- THE REQUEST: Leaving out all pictures, copy exactly the lines from the one containing "Emit a Python" down to the one containing "plt.rcParams['font.family'] = ['Liberation", both of them included.

# start of LISTING

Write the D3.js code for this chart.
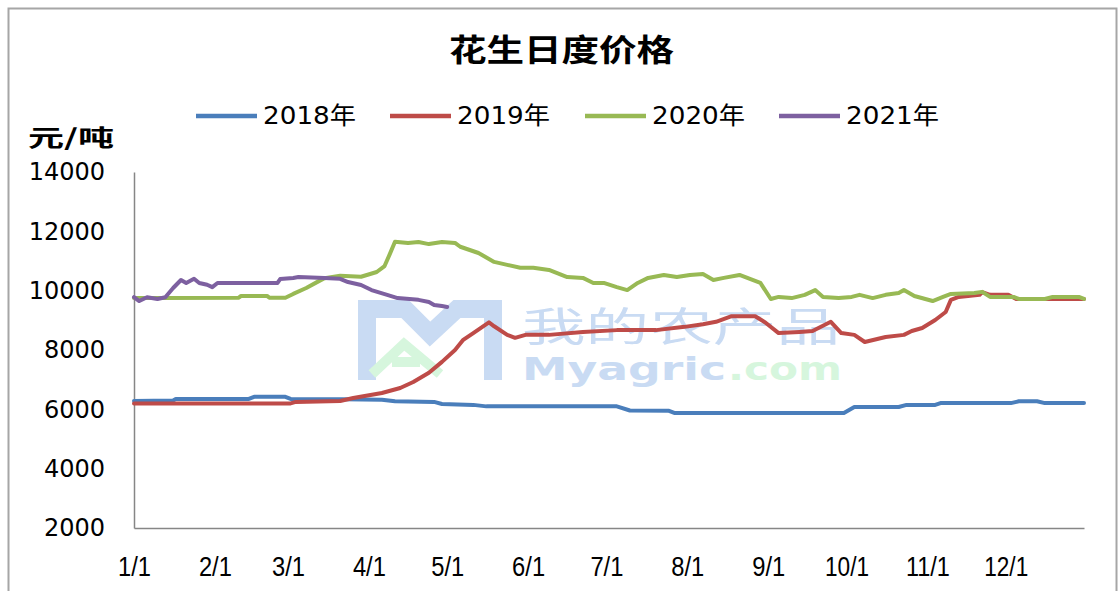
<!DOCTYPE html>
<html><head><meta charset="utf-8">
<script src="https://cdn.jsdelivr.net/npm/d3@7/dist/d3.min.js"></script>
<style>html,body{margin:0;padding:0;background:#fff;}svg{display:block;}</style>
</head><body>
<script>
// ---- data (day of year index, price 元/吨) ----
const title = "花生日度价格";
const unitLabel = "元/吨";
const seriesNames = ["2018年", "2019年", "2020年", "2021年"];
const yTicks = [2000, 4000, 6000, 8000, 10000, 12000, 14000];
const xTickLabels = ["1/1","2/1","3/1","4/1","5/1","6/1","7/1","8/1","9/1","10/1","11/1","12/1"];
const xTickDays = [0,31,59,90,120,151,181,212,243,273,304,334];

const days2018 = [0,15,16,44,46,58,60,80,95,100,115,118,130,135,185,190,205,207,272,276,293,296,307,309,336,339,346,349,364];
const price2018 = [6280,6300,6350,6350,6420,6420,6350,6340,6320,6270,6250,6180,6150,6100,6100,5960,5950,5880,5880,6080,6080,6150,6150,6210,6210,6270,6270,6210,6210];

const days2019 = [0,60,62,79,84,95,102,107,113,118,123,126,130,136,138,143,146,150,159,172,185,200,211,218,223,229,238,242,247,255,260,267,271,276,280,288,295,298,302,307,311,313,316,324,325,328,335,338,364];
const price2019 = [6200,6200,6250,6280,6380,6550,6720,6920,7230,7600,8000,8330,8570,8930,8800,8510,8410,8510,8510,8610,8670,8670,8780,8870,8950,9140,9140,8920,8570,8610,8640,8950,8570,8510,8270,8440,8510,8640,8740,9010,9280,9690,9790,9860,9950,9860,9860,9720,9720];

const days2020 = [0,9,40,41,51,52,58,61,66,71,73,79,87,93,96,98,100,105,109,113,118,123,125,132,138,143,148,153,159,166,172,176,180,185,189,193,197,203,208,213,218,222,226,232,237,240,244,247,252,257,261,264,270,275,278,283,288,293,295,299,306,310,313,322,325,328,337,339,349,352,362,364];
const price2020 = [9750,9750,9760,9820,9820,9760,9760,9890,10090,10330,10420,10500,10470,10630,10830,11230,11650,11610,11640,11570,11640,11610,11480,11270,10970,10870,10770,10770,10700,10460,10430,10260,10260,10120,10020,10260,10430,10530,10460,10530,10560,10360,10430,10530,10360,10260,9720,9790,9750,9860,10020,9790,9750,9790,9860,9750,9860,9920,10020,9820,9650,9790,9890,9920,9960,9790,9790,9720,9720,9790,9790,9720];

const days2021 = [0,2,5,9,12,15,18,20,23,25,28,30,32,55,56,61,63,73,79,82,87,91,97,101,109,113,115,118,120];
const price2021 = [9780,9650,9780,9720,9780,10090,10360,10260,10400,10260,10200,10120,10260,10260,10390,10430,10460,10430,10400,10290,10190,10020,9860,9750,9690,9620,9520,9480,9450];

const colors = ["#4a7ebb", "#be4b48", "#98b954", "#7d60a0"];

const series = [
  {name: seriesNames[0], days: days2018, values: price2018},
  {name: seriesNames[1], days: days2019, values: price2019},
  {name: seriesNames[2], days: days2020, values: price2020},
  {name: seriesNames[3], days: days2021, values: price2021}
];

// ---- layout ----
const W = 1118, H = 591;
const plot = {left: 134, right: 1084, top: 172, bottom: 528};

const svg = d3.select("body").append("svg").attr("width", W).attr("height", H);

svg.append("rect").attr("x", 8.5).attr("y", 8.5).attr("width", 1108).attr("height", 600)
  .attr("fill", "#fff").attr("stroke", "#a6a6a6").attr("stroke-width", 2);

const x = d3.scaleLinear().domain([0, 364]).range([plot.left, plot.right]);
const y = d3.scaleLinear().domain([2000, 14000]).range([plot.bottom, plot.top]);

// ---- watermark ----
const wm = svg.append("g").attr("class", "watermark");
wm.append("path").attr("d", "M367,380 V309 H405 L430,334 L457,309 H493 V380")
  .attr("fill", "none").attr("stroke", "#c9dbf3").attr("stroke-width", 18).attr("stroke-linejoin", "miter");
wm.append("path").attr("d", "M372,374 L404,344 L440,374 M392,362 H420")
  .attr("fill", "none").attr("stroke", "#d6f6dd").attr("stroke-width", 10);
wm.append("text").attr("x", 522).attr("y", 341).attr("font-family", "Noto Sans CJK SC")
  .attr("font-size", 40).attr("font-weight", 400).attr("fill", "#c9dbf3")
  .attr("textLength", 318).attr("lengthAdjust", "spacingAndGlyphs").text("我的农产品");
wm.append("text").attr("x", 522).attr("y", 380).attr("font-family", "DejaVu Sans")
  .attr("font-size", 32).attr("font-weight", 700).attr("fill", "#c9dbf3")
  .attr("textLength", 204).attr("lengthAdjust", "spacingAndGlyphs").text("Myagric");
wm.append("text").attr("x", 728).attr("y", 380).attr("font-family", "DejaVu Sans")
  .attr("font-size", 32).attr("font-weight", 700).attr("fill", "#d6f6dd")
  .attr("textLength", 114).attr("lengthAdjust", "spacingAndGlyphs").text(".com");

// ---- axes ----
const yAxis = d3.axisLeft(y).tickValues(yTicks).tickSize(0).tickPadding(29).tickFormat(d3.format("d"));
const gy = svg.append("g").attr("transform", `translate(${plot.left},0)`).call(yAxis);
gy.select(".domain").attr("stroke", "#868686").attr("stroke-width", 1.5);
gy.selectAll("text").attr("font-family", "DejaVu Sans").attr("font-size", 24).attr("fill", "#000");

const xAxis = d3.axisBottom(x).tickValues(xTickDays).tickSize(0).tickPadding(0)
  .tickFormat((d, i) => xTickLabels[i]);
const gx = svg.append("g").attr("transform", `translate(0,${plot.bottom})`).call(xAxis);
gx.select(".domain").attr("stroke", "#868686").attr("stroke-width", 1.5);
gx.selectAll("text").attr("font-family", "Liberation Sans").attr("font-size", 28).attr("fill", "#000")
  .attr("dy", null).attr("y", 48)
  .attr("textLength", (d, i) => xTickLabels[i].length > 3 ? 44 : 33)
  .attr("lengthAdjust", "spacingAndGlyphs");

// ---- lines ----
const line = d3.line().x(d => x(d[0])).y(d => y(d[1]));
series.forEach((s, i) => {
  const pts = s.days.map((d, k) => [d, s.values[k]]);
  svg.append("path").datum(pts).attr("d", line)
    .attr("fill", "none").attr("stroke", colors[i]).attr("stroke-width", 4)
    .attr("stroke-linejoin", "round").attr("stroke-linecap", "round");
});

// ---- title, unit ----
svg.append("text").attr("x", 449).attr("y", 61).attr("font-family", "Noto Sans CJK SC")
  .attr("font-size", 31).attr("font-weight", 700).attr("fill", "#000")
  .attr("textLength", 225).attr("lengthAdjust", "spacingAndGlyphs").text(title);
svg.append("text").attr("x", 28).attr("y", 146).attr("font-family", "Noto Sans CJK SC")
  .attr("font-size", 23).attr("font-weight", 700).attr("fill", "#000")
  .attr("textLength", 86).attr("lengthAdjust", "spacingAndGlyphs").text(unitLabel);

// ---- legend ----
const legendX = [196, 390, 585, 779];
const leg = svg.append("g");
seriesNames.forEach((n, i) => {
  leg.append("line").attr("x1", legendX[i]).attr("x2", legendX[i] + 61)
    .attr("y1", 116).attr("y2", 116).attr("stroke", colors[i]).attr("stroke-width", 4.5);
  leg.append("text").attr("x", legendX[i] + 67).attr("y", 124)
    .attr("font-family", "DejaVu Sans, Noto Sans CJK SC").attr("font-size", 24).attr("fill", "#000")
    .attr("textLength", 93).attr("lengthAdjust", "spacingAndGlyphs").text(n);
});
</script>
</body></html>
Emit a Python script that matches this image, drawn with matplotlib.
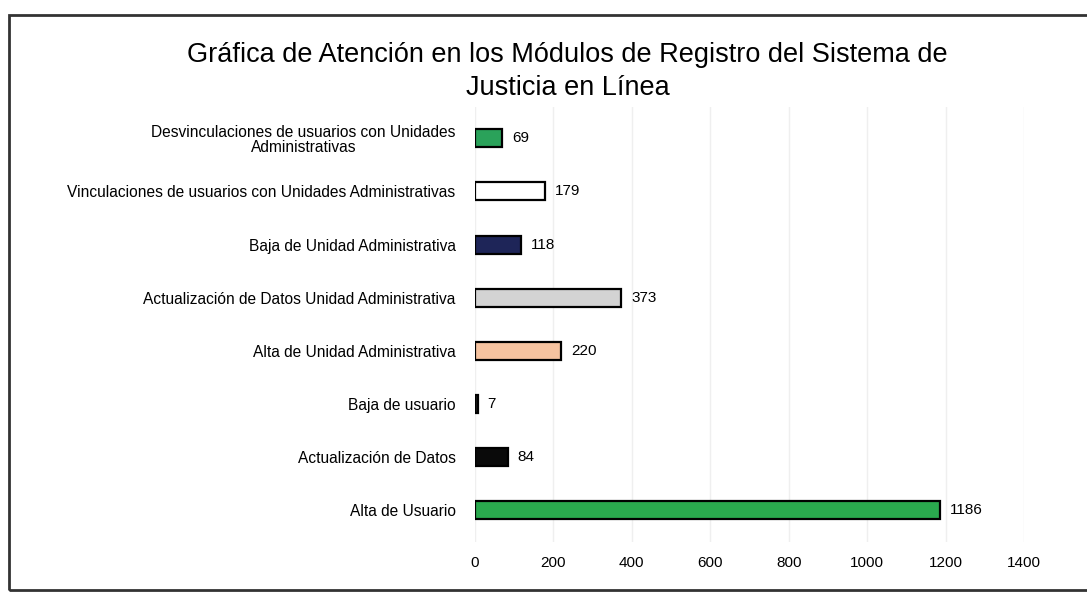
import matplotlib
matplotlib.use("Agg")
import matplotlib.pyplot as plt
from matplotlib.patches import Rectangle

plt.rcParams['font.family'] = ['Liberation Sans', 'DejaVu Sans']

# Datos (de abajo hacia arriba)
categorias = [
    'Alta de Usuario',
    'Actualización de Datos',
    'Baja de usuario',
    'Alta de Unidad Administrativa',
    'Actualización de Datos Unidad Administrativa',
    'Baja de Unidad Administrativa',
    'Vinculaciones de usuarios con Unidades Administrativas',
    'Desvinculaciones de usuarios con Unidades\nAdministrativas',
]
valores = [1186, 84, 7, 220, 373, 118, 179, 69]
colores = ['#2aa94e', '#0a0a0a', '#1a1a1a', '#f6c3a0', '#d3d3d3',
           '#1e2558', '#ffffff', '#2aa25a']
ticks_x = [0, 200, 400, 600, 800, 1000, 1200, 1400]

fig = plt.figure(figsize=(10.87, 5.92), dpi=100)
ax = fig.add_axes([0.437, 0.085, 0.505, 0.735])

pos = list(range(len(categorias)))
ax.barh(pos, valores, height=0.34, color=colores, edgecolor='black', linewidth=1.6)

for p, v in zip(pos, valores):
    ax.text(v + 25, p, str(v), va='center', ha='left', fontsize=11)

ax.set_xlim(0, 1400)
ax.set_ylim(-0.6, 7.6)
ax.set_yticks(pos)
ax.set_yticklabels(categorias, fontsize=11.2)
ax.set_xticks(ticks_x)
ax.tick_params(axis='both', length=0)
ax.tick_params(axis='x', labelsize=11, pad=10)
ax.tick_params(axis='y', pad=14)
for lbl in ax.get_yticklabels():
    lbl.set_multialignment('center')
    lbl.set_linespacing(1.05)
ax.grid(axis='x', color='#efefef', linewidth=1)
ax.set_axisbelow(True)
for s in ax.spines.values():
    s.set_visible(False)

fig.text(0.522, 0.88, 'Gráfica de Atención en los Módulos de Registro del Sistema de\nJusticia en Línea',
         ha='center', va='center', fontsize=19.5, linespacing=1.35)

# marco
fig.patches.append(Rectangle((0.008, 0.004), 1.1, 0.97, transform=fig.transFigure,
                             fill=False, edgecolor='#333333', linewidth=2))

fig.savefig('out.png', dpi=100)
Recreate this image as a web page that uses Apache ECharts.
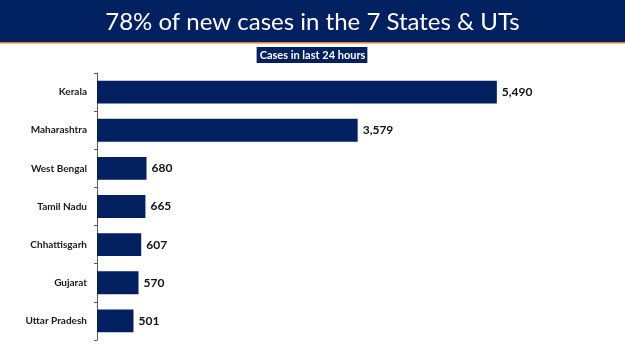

# end of LISTING

- RESULT:
Emit a Python script that matches this image, drawn with matplotlib.
import matplotlib
matplotlib.use("Agg")
import matplotlib.pyplot as plt
from matplotlib.patches import Rectangle

plt.rcParams['font.family'] = ['Liberation Sans', 'DejaVu Sans']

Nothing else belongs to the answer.